The UK Public Accounts Committee says the Bank of England should “get a better handle” on Britain’s currency, after a report showed three-quarters of all UK banknotes in existence are not used in transactions or held as savings.

Chair of the Public Accounts Committee and Labour MP Meg Hillier criticised the Bank of England for failing to keep track of the money, declaring that it is “stashed somewhere, but the Bank of England doesn’t know where, who by or what for, and doesn’t seem very curious.”

The National Audit Office (NAO) published the report in September, and it investigates the changing nature of the production and distribution of cash, noting a dramatic decline in its use by the public, as banknotes were used in only three out of every 10 transactions in the country last year.

With only 20-24 percent of notes in circulation being used or held for transactions, the NAO has sought to find explanations for the location of the other funds, suggesting it could be held overseas, in savings that are not registered or used in the shadow economy, an underground system that includes illegal activity and unreported gains.

The concern among MPs is that the minimal oversight conducted by the Bank of England into the location of these banknotes allows individuals to use them for illicit purposes, as, unlike digital payments, it can change hands quickly and without leaving a trace.

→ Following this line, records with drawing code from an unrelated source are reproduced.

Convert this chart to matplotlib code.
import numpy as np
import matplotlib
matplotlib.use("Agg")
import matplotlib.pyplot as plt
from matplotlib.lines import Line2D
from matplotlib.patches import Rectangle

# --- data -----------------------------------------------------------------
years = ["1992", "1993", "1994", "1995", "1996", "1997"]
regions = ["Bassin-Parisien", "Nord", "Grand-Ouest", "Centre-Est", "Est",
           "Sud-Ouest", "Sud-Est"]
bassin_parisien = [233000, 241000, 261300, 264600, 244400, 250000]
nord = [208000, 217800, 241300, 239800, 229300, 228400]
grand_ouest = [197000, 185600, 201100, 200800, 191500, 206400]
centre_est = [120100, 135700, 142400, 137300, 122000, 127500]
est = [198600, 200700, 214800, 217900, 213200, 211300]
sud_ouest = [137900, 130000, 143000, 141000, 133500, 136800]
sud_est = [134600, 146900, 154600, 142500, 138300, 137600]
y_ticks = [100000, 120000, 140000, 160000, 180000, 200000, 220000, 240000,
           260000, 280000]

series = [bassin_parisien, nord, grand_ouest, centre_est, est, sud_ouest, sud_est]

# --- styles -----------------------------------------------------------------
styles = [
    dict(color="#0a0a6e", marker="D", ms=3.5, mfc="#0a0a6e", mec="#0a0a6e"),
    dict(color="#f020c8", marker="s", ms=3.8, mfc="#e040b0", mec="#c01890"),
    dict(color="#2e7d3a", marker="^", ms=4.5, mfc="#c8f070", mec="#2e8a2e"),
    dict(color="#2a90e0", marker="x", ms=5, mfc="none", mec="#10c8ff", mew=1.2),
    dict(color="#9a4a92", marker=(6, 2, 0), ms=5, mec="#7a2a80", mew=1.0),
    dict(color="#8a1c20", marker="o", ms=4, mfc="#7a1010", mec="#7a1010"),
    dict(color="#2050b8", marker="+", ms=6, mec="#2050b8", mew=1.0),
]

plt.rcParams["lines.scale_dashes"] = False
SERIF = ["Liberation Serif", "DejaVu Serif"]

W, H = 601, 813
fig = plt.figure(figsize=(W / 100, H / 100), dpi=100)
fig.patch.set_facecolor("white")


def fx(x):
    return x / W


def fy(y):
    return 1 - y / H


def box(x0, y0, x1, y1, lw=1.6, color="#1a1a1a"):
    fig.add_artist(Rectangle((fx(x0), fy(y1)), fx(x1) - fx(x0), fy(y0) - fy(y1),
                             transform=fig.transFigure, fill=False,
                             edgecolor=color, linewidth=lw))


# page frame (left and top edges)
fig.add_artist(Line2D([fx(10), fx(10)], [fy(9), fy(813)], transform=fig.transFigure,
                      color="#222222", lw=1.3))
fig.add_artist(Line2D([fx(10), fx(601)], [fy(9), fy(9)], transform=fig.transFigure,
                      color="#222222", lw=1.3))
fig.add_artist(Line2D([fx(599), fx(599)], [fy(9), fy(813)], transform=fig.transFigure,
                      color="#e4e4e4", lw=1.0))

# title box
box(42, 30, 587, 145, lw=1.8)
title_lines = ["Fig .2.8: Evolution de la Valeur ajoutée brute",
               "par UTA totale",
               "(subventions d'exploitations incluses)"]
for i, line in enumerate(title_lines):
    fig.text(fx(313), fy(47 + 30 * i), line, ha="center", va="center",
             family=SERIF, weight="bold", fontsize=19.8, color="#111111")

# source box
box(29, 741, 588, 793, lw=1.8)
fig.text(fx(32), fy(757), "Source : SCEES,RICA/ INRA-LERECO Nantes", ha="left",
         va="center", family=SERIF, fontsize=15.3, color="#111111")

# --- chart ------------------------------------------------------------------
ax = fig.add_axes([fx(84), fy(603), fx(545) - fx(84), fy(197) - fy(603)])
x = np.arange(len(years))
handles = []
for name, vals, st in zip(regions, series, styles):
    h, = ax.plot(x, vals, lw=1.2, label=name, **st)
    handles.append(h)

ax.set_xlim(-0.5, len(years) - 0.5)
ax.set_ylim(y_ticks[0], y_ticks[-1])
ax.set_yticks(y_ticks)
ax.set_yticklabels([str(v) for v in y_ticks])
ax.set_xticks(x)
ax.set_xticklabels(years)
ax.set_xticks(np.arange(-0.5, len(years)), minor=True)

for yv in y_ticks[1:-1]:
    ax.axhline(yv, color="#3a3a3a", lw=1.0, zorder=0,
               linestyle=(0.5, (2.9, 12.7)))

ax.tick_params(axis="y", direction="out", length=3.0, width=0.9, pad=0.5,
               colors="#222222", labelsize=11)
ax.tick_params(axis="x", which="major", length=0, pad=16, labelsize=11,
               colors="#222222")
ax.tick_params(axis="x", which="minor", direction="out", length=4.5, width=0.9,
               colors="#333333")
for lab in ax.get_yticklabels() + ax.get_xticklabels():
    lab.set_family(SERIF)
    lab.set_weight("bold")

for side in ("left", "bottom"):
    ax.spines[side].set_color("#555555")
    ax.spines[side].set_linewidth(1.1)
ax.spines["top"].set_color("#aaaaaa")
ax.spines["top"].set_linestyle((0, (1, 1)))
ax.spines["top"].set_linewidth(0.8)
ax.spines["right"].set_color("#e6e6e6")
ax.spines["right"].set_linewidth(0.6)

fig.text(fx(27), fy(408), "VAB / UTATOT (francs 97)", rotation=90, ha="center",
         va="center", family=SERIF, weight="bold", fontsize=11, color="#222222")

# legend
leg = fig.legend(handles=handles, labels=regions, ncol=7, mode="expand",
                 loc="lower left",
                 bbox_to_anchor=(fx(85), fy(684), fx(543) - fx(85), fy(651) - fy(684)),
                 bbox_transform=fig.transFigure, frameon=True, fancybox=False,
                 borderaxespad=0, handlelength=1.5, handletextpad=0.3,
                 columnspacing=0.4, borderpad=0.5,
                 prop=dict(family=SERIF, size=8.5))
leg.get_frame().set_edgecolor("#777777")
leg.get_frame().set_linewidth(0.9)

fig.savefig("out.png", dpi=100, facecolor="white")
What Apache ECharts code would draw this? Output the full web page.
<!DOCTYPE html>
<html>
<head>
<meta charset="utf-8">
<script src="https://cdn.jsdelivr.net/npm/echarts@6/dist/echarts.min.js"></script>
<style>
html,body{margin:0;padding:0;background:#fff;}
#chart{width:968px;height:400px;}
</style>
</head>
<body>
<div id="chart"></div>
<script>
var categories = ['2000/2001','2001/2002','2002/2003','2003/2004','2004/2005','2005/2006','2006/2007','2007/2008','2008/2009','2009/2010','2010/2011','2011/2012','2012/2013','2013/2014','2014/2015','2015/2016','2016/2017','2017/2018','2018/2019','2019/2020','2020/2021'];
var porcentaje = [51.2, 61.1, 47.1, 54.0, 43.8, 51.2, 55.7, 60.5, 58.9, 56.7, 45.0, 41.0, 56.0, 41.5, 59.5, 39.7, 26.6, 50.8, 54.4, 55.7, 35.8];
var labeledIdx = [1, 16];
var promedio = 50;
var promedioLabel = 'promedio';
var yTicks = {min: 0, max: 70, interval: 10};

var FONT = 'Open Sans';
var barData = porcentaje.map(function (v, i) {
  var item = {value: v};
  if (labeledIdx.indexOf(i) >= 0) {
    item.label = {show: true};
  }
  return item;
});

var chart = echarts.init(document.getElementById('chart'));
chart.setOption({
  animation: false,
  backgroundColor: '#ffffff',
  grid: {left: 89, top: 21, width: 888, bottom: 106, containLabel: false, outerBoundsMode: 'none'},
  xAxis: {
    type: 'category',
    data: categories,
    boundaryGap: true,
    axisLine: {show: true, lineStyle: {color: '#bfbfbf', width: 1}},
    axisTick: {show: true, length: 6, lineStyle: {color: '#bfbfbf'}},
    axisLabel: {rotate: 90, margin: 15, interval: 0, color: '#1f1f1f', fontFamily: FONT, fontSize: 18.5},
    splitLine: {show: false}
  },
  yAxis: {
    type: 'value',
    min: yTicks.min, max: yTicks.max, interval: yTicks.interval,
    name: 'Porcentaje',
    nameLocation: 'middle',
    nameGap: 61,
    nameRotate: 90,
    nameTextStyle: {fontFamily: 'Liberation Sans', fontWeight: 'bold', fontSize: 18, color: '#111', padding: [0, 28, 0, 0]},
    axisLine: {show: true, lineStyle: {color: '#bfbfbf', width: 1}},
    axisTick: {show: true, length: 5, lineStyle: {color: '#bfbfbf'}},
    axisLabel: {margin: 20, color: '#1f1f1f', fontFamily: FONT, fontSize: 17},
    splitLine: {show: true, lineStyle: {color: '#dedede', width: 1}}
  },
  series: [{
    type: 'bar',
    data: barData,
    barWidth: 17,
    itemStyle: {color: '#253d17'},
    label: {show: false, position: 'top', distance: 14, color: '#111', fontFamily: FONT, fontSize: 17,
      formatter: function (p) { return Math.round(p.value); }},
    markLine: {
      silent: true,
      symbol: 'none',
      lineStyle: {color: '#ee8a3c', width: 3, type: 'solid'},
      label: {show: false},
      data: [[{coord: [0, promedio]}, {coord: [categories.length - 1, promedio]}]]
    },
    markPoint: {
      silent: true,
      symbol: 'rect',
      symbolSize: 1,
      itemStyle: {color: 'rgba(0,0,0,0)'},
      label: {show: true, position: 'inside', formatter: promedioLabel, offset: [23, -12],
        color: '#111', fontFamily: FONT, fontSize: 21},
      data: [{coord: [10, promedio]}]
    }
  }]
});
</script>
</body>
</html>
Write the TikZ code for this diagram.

In an attempt to rectify the situation, the NAO recommended that the UK Treasury and public bodies who are responsible for overseeing the cash system work together more effectively to safeguard access to cash, launching a coordinated effort to prevent vulnerable people who rely on cash from being excluded from financial society and reducing the risk of future notes going ‘missing.’

A Bank of England spokesperson disputed the description of the situation put forward by the committee and the report, stating that “Members of the public do not have to explain to the Bank why they wish to hold banknotes. This means that banknotes are not missing.”